Mon père et ma mère voulaient un garçon. Un garçon fort et courageux, capable de leur ramener de l'argent en travaillant, ce qu'eux-mêmes ne faisaient pas. Et par-dessus tout, un garçon capable de gagner le Cache-Cache.

Le Cache-Cache. Depuis que la majorité de la population avait été exterminée par un mystérieux virus auquel personne n'avait pu trouver de remède, il n'y avait que certains chanceux qui avaient été sauvés, les gagnants de la "loterie génétique". Depuis, tous vivent à Rosealt, une cité idéale et « parfaite ». En apparence.
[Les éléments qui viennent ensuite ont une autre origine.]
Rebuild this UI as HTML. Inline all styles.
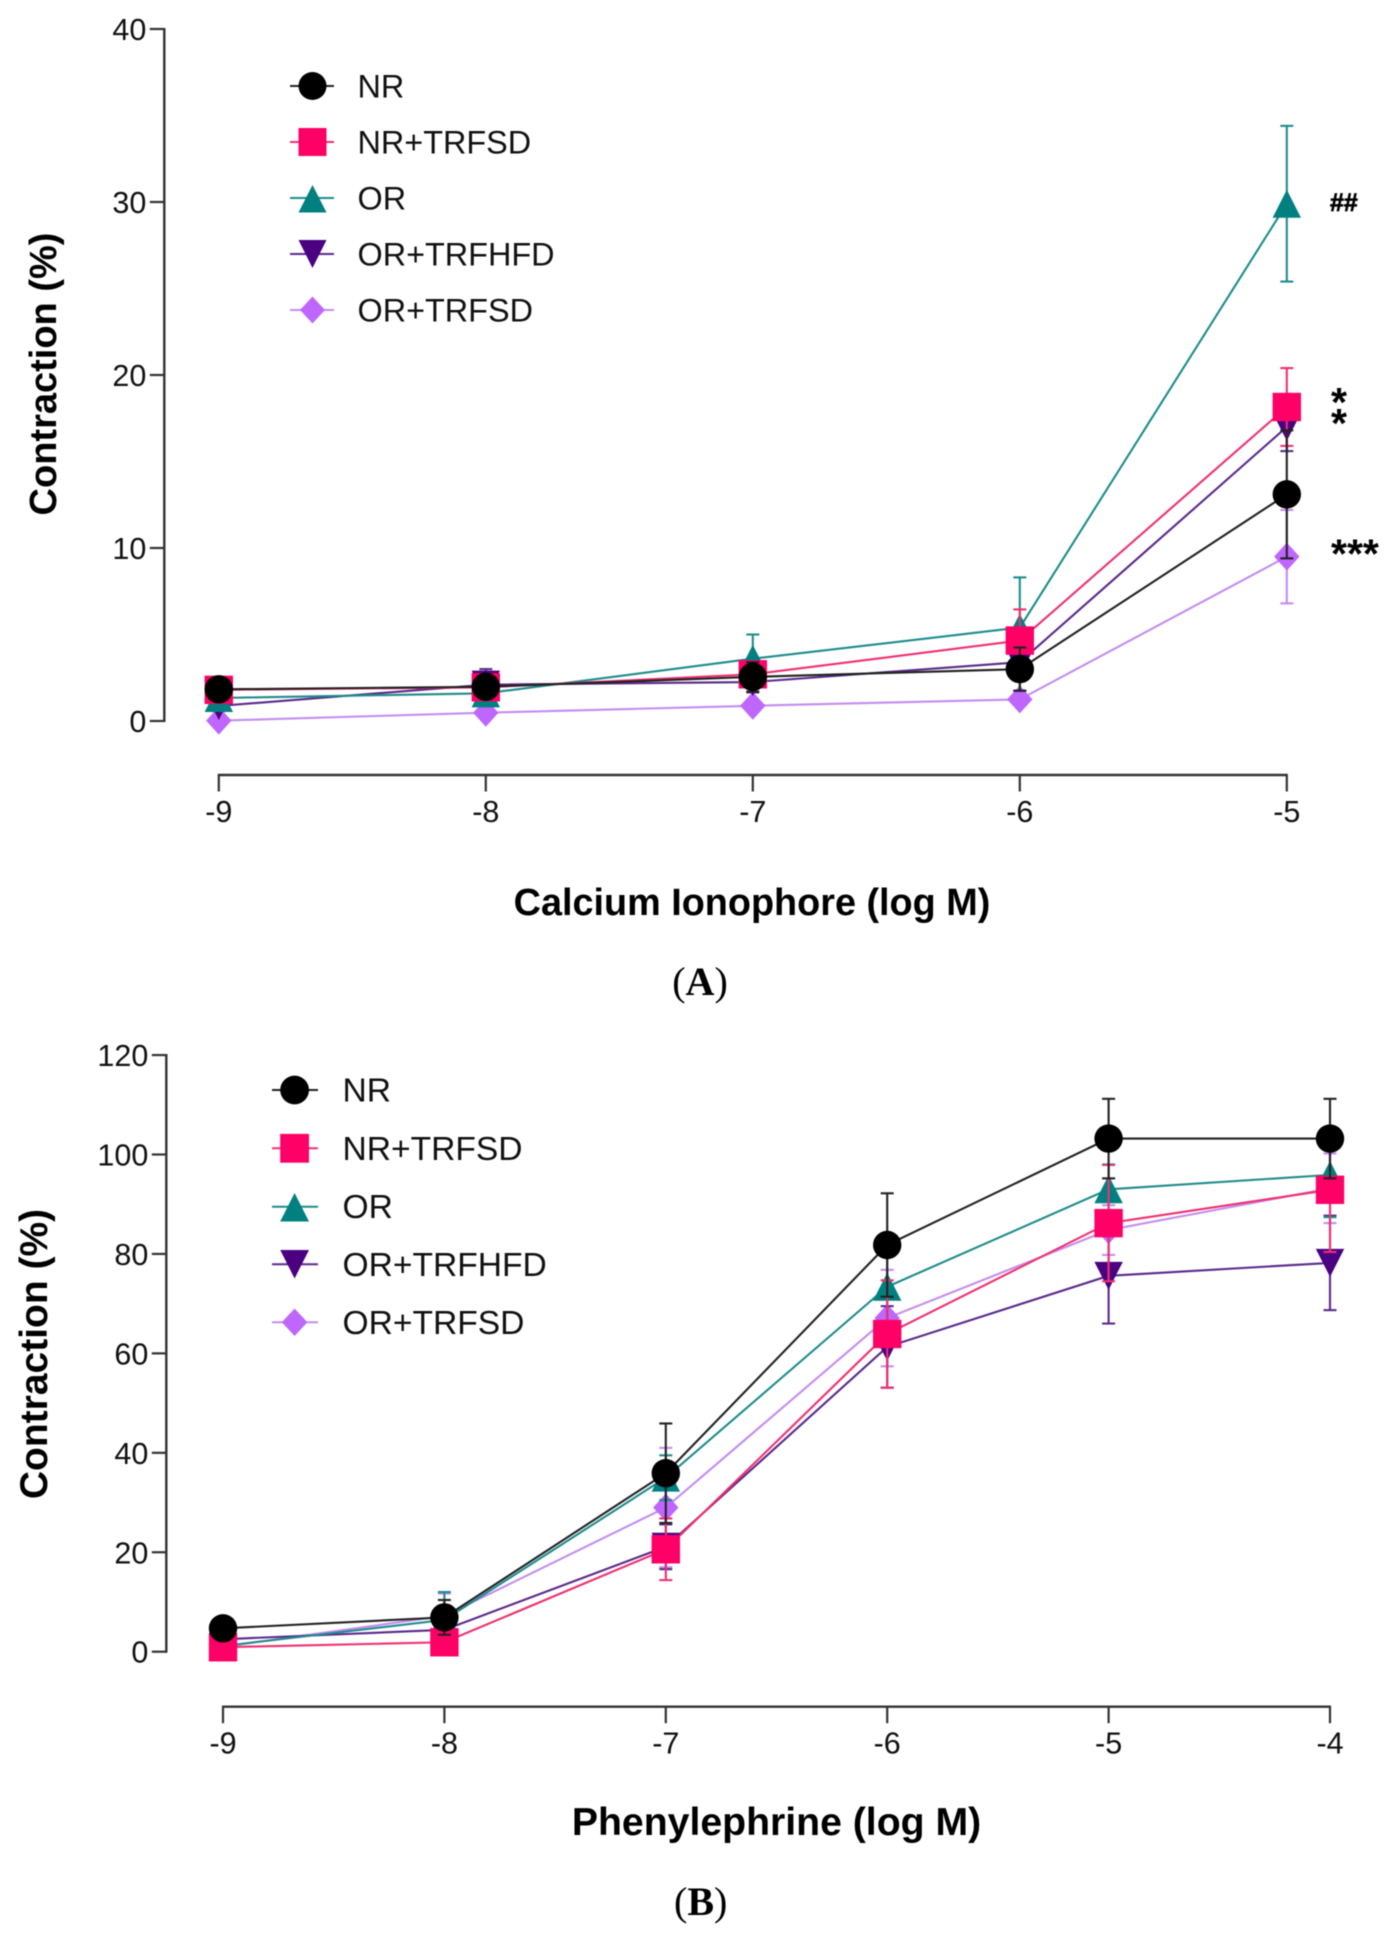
<!DOCTYPE html>
<html lang="en">
<head>
<meta charset="utf-8">
<title>Contraction dose-response curves</title>
<style>
  html, body { margin: 0; padding: 0; background: #fff; }
  svg { display: block; filter: blur(0.45px); }
  text { font-family: "Liberation Sans", sans-serif; fill: #111; }
  .tick { font-size: 30.5px; }
  .legend-a { font-size: 32.4px; }
  .legend-b { font-size: 33.6px; }
  .axis-title { font-size: 38px; font-weight: bold; fill: #000; }
  .caption { font-family: "Liberation Serif", serif; font-size: 40px; fill: #000; }
  .stat { font-weight: bold; fill: #000; }
</style>
</head>
<body>
<svg id="figure" xmlns="http://www.w3.org/2000/svg" width="1390" height="1933" viewBox="0 0 1390 1933">
  <rect x="0" y="0" width="1390" height="1933" fill="#ffffff"/>

  <g id="panel-a">
    <text class="axis-title" text-anchor="middle" transform="translate(56 374) rotate(-90)">Contraction (%)</text>
    <text class="axis-title" text-anchor="middle" x="752" y="915" style="font-size:37.8px">Calcium Ionophore (log M)</text>

    <g>
      <g>
        <line x1="290" x2="334" y1="86" y2="86" stroke="#222" stroke-width="2"/>
        <circle cx="312.5" cy="86" r="14" fill="#000"/>
        <text class="legend-a" x="357.5" y="97.5">NR</text>
      </g>
      <g>
        <line x1="290" x2="334" y1="142" y2="142" stroke="#f0306f" stroke-width="2"/>
        <rect x="298.5" y="128" width="28" height="28" fill="#ff0066"/>
        <text class="legend-a" x="357.5" y="153.5">NR+TRFSD</text>
      </g>
      <g>
        <line x1="290" x2="334" y1="198" y2="198" stroke="#1f8c8c" stroke-width="2"/>
        <polygon points="312.5,185 298.5,212.5 326.5,212.5" fill="#008080"/>
        <text class="legend-a" x="357.5" y="209.5">OR</text>
      </g>
      <g>
        <line x1="290" x2="334" y1="254" y2="254" stroke="#5b2a8c" stroke-width="2"/>
        <polygon points="312.5,268 298.5,240 326.5,240" fill="#4b0082"/>
        <text class="legend-a" x="357.5" y="265.5">OR+TRFHFD</text>
      </g>
      <g>
        <line x1="290" x2="334" y1="310" y2="310" stroke="#c48cf0" stroke-width="2"/>
        <polygon points="312.5,296.5 325,310 312.5,323.5 300,310" fill="#bf66ff"/>
        <text class="legend-a" x="357.5" y="321.5">OR+TRFSD</text>
      </g>
    </g>

    <text class="stat" x="1330" y="211" font-size="25" stroke="#000" stroke-width="0.7">##</text>
    <text class="stat" x="1331" y="416" font-size="41">*</text>
    <text class="stat" x="1331" y="437" font-size="41">*</text>
    <text class="stat" x="1331" y="567.5" font-size="41">***</text>

    <text class="caption" text-anchor="middle" x="700" y="995">(<tspan font-weight="bold">A</tspan>)</text>
  </g>

  <g id="panel-b">
    <text class="axis-title" text-anchor="middle" transform="translate(47 1354) rotate(-90)" style="font-size:39px">Contraction (%)</text>
    <text class="axis-title" text-anchor="middle" x="776.5" y="1835" style="font-size:39.2px">Phenylephrine (log M)</text>

    <g>
      <g>
        <line x1="272" x2="318" y1="1090" y2="1090" stroke="#222" stroke-width="2"/>
        <circle cx="294.6" cy="1090" r="14.4" fill="#000"/>
        <text class="legend-b" x="342.5" y="1101.5">NR</text>
      </g>
      <g>
        <line x1="272" x2="318" y1="1148.3" y2="1148.3" stroke="#f0306f" stroke-width="2"/>
        <rect x="280.2" y="1133.9" width="28.8" height="28.8" fill="#ff0066"/>
        <text class="legend-b" x="342.5" y="1159.8">NR+TRFSD</text>
      </g>
      <g>
        <line x1="272" x2="318" y1="1206.7" y2="1206.7" stroke="#1f8c8c" stroke-width="2"/>
        <polygon points="294.6,1193 280.2,1221.5 309,1221.5" fill="#008080"/>
        <text class="legend-b" x="342.5" y="1218.2">OR</text>
      </g>
      <g>
        <line x1="272" x2="318" y1="1264.3" y2="1264.3" stroke="#5b2a8c" stroke-width="2"/>
        <polygon points="294.6,1278.5 280.2,1250 309,1250" fill="#4b0082"/>
        <text class="legend-b" x="342.5" y="1275.8">OR+TRFHFD</text>
      </g>
      <g>
        <line x1="272" x2="318" y1="1322.3" y2="1322.3" stroke="#c48cf0" stroke-width="2"/>
        <polygon points="294.6,1308.5 307.4,1322.3 294.6,1336 281.8,1322.3" fill="#bf66ff"/>
        <text class="legend-b" x="342.5" y="1333.8">OR+TRFSD</text>
      </g>
    </g>

    <text class="caption" text-anchor="middle" x="700.7" y="1915">(<tspan font-weight="bold">B</tspan>)</text>
  </g>
</svg>

<script>
// Panel A: Calcium Ionophore
const dosesA = [-9, -8, -7, -6, -5];
const yTicksA = [0, 10, 20, 30, 40];
const nrA        = [1.83, 1.98, 2.55, 3.0, 13.1];
const nrErrA     = [0.6, 0.7, 0.85, 1.25, 3.7];
const nrTrfsdA   = [1.8, 1.95, 2.7, 4.65, 18.15];
const nrTrfsdErrA= [0.3, 0.4, 0.7, 1.8, 2.25];
const orA        = [1.33, 1.6, 3.6, 5.4, 29.9];
const orErrA     = [0.4, 0.5, 1.4, 2.9, 4.5];
const orHfdA     = [0.87, 2.1, 2.25, 3.4, 17.0];
const orHfdErrA  = [0.3, 0.9, 0.6, 1.65, 1.4];
const orSdA      = [0.02, 0.48, 0.88, 1.25, 9.5];
const orSdErrA   = [0.1, 0.1, 0.2, 0.3, 2.7];

// Panel B: Phenylephrine
const dosesB = [-9, -8, -7, -6, -5, -4];
const yTicksB = [0, 20, 40, 60, 80, 100, 120];
const nrB        = [4.7, 6.9, 35.9, 81.8, 103.2, 103.2];
const nrErrB     = [0.8, 3.5, 10, 10.4, 8, 8];
const nrTrfsdB   = [0.9, 1.9, 20.6, 63.9, 86.2, 92.9];
const nrTrfsdErrB= [0.4, 0.5, 6.2, 10.8, 11.7, 12.5];
const orB        = [1.15, 6.4, 35, 73.4, 93, 95.9];
const orErrB     = [0.4, 5.6, 4.5, 7, 5, 8.5];
const orHfdB     = [2.5, 4.4, 21.1, 61.3, 75.6, 78.2];
const orHfdErrB  = [0.5, 1, 4.5, 8.2, 9.6, 9.5];
const orSdB      = [1.0, 7.2, 29, 67.1, 84.8, 93.2];
const orSdErrB   = [0.4, 4.5, 12, 9.7, 5, 7];

const SVG_NS = 'http://www.w3.org/2000/svg';

function make(tag, attrs, parent) {
  const node = document.createElementNS(SVG_NS, tag);
  for (const key in attrs) node.setAttribute(key, attrs[key]);
  parent.appendChild(node);
  return node;
}

function drawMarker(shape, px, py, fill, parent) {
  if (shape === 'circle') {
    return make('circle', { cx: px, cy: py, r: 14.2, fill: fill }, parent);
  }
  if (shape === 'square') {
    return make('rect', { x: px - 14.2, y: py - 14.2, width: 28.4, height: 28.4, fill: fill }, parent);
  }
  let points;
  if (shape === 'up') {
    points = [[px, py - 14], [px - 14.2, py + 14], [px + 14.2, py + 14]];
  } else if (shape === 'down') {
    points = [[px, py + 14], [px - 14.2, py - 14], [px + 14.2, py - 14]];
  } else {
    points = [[px, py - 14], [px + 12.7, py], [px, py + 14], [px - 12.7, py]];
  }
  return make('polygon', { points: points.map(p => p.join(',')).join(' '), fill: fill }, parent);
}

function drawPanel(root, cfg) {
  const xScale = d => cfg.x0 + (d - cfg.doses[0]) * cfg.xStep;
  const yScale = v => cfg.y0 - v * cfg.yUnit;
  const axisInk = '#333';

  // y axis
  const yAxis = make('g', {}, root);
  
  
  const yTop = yScale(cfg.yTicks[cfg.yTicks.length - 1]);
  const yBottom = yScale(cfg.yTicks[0]);
  make('line', { x1: cfg.axisX, x2: cfg.axisX, y1: yTop - 1, y2: yBottom + 1, stroke: axisInk, 'stroke-width': 2.4 }, yAxis);
  cfg.yTicks.forEach(value => {
    const tickY = yScale(value);
    const mark = make('line', { x1: cfg.axisX - 14.5, x2: cfg.axisX, y1: tickY, y2: tickY, stroke: axisInk, 'stroke-width': 2.2 }, yAxis);
    
    
    const label = make('text', { class: 'tick', 'text-anchor': 'end', x: cfg.axisX - 18, y: tickY + 11 }, yAxis);
    
    
    label.textContent = String(value);
  });

  // x axis
  const xAxis = make('g', {}, root);
  
  
  const xFirst = xScale(cfg.doses[0]);
  const xLast = xScale(cfg.doses[cfg.doses.length - 1]);
  make('line', { x1: xFirst - 1, x2: xLast + 1, y1: cfg.axisY, y2: cfg.axisY, stroke: axisInk, 'stroke-width': 2.4 }, xAxis);
  cfg.doses.forEach(dose => {
    const tickX = xScale(dose);
    const mark = make('line', { x1: tickX, x2: tickX, y1: cfg.axisY, y2: cfg.axisY + 16.5, stroke: axisInk, 'stroke-width': 2.2 }, xAxis);
    
    
    const label = make('text', { class: 'tick', 'text-anchor': 'middle', x: tickX, y: cfg.axisY + 47 }, xAxis);
    
    
    label.textContent = String(dose);
  });

  // series, back to front
  cfg.series.forEach(s => {
    const group = make('g', {}, root);
    
    

    const linePoints = s.values.map((v, i) => xScale(cfg.doses[i]) + ',' + yScale(v)).join(' ');
    const path = make('polyline', { points: linePoints, fill: 'none', stroke: s.line, 'stroke-width': 2.1 }, group);
    
    

    s.values.forEach((v, i) => {
      const px = xScale(cfg.doses[i]);
      const top = yScale(v + s.errors[i]);
      const bottom = yScale(v - s.errors[i]);
      const bar = make('g', { stroke: s.line, 'stroke-width': 2.1 }, group);
      
      
      make('line', { x1: px, x2: px, y1: top, y2: bottom }, bar);
      make('line', { x1: px - 6.5, x2: px + 6.5, y1: top, y2: top }, bar);
      make('line', { x1: px - 6.5, x2: px + 6.5, y1: bottom, y2: bottom }, bar);
    });

    s.values.forEach((v, i) => {
      const marker = drawMarker(s.shape, xScale(cfg.doses[i]), yScale(v), s.fill, group);
      
      
    });
  });
}

drawPanel(document.getElementById('panel-a'), {
  id: 'panel-a', doses: dosesA, yTicks: yTicksA,
  x0: 218.8, xStep: 267, y0: 721, yUnit: 17.3, axisX: 164.3, axisY: 775,
  series: [
    { key: 'or-trfsd', values: orSdA, errors: orSdErrA, shape: 'diamond', fill: '#bf66ff', line: '#c48cf0' },
    { key: 'or-trfhfd', values: orHfdA, errors: orHfdErrA, shape: 'down', fill: '#4b0082', line: '#5b2a8c' },
    { key: 'or', values: orA, errors: orErrA, shape: 'up', fill: '#008080', line: '#1f8c8c' },
    { key: 'nr-trfsd', values: nrTrfsdA, errors: nrTrfsdErrA, shape: 'square', fill: '#ff0066', line: '#f0306f' },
    { key: 'nr', values: nrA, errors: nrErrA, shape: 'circle', fill: '#000000', line: '#222222' }
  ]
});

drawPanel(document.getElementById('panel-b'), {
  id: 'panel-b', doses: dosesB, yTicks: yTicksB,
  x0: 223, xStep: 221.4, y0: 1651.7, yUnit: 4.972, axisX: 166.3, axisY: 1706.7,
  series: [
    { key: 'or-trfsd', values: orSdB, errors: orSdErrB, shape: 'diamond', fill: '#bf66ff', line: '#c48cf0' },
    { key: 'or-trfhfd', values: orHfdB, errors: orHfdErrB, shape: 'down', fill: '#4b0082', line: '#5b2a8c' },
    { key: 'or', values: orB, errors: orErrB, shape: 'up', fill: '#008080', line: '#1f8c8c' },
    { key: 'nr-trfsd', values: nrTrfsdB, errors: nrTrfsdErrB, shape: 'square', fill: '#ff0066', line: '#f0306f' },
    { key: 'nr', values: nrB, errors: nrErrB, shape: 'circle', fill: '#000000', line: '#222222' }
  ]
});
</script>
</body>
</html>
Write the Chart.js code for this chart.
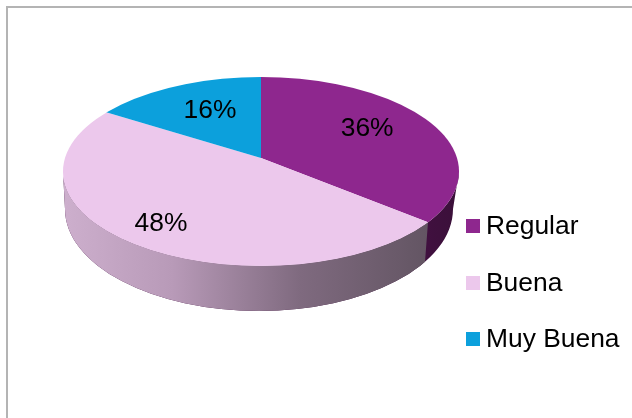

Le treize avril de chaque année, une sélection a lieu. Un logiciel additionnait les fautes effectuées par les adolescents fêtant leurs dix-huit ans cette année. Plus vous aviez commis de crimes – vols, petits larcins... plus vous aviez de chance d'être choisi. C'était une manière de contrôler la population, pour que les jeunes, les fauteurs de troubles, se tiennent à carreau.

Revenons-en au Cache-Cache. A chaque sélection, huit filles et huit garçons par an, étaient choisis pour participer à ce jeu barbare. Le principe était simple : les seize jeunes devaient se débrouiller pour survivre dans une grande ferme où la nourriture était dissimulée : on ne pouvait la trouver qu'en résolvant des énigmes. Non seulement il y avait le fait de risquer de mourir de faim si on n'était pas assez intelligent pour comprendre les énigmes, mais il y avait aussi une autre partie.

Tous les soirs, à seize heures, les adolescents avaient quinze minutes pour se « cacher » le mieux possible. Une personne, un adulte, se mettait à déambuler dans la ferme pour les débusquer, et le premier trouvé était tué. Et c'était la même rengaine tous les soirs, jusqu'à ce qu'il n'en reste qu'un. C'était quelque chose de sadique, instauré par les dirigeants de Rosealt afin de « maintenir la paix ».

Cette année, je fêtais mes dix-huit ans. Cette année, j'avais une chance d'être choisie parmi la centaine de jeunes à présents majeurs.